The Monroe Doctrine, Venezuela’s fragile pragmatism

The Hindu

The Monroe Doctrine, Venezuela’s fragile pragmatism

Key Arguments

Erosion of absolutist sanctions policy
The article highlights how prolonged US sanctions failed to achieve regime change in Venezuela and instead worsened economic collapse, humanitarian distress, and regional instability.

Return of pragmatic engagement
Washington’s recent relaxation of oil-related sanctions and limited diplomatic outreach is portrayed as an admission that isolation has diminishing returns.

Energy security and geopolitics
The Ukraine war, volatility in global oil markets, and the need to counter Chinese and Russian influence in Latin America are identified as key drivers of policy recalibration.

Maduro’s strategic resilience
The Venezuelan leadership is depicted as having survived international pressure by leveraging alternative partners, internal control mechanisms, and selective concessions.

Conditional engagement, not normalization
The article stresses that US outreach remains transactional and reversible, tied to electoral commitments and democratic benchmarks rather than full diplomatic rehabilitation.


Author’s Stance and Bias

Stance
The author adopts a realist and critical tone, suggesting that US policy is guided more by strategic necessity than by democratic values or normative consistency.

Biases
There is a discernible scepticism towards US moral posturing.

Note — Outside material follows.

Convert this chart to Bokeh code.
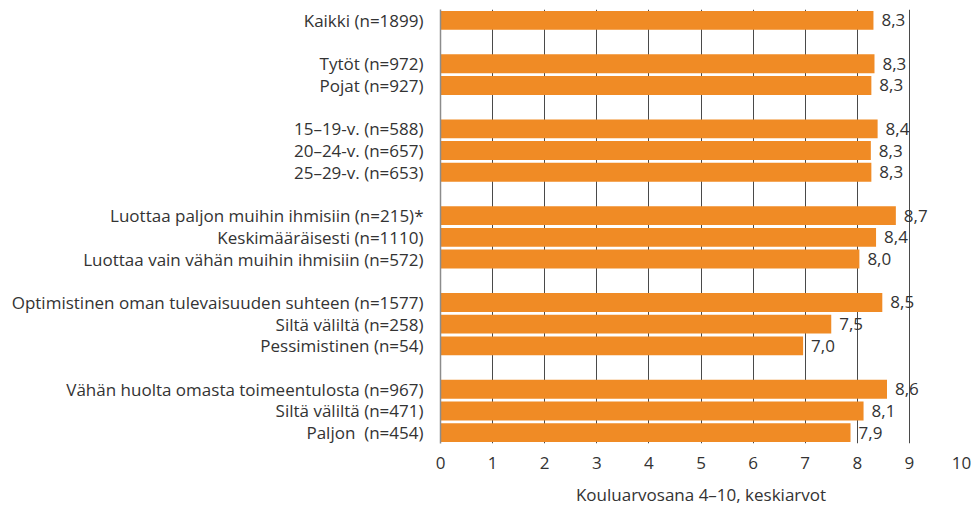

The article implicitly downplays internal authoritarian excesses of the Venezuelan regime to foreground the failures and contradictions of American foreign policy.


Pros Highlighted

Policy realism
Acknowledges limits of sanctions as a foreign policy tool and adapts to ground realities.

Economic relief potential
Partial sanctions easing may marginally improve Venezuela’s oil output and economic conditions.

Strategic rebalancing
Reduces the vacuum exploited by China, Russia and Iran in Latin America.


Cons and Risks

Normative dilution
Engagement risks legitimising authoritarian governance without guaranteed democratic reforms.

Mixed signalling
Selective pragmatism may weaken US credibility on democracy and human rights globally.

Fragile outcomes
Any gains remain reversible, vulnerable to US domestic politics and electoral cycles.


Policy Implications

Sanctions policy rethink
The article suggests a broader lesson on the limited effectiveness of maximalist sanctions without diplomatic pathways.

Great power competition
Latin America is re-emerging as a contested geopolitical space, not a settled US sphere of influence.

Energy diplomacy
Energy security is increasingly shaping foreign policy choices, even at the cost of ideological coherence.


Real-World Impact

For Venezuela, the shift offers limited economic breathing space but not structural recovery. For the US, it reflects a pragmatic attempt to manage decline in influence rather than restore dominance. Regionally, it signals to other sanctioned states that endurance and strategic alignment can eventually soften external pressure.


UPSC GS Paper Linkages

GS Paper II – International Relations
US foreign policy doctrines, sanctions diplomacy, Latin America, great power competition.

GS Paper II – Global Governance
Limits of coercive diplomacy, multilateralism versus unilateral sanctions.

GS Paper III – Energy Security
Global oil markets, geopolitics of energy supply.


Conclusion and Future Perspective

The article convincingly argues that the Venezuela case marks a quiet retreat from doctrinal rigidity towards strategic pragmatism in US foreign policy. However, this pragmatism is fragile, constrained by domestic politics and normative contradictions. Going forward, sustained engagement rather than episodic sanction relief will determine whether Venezuela’s crisis moves towards stabilization or remains trapped in cyclical dependency and political stagnation.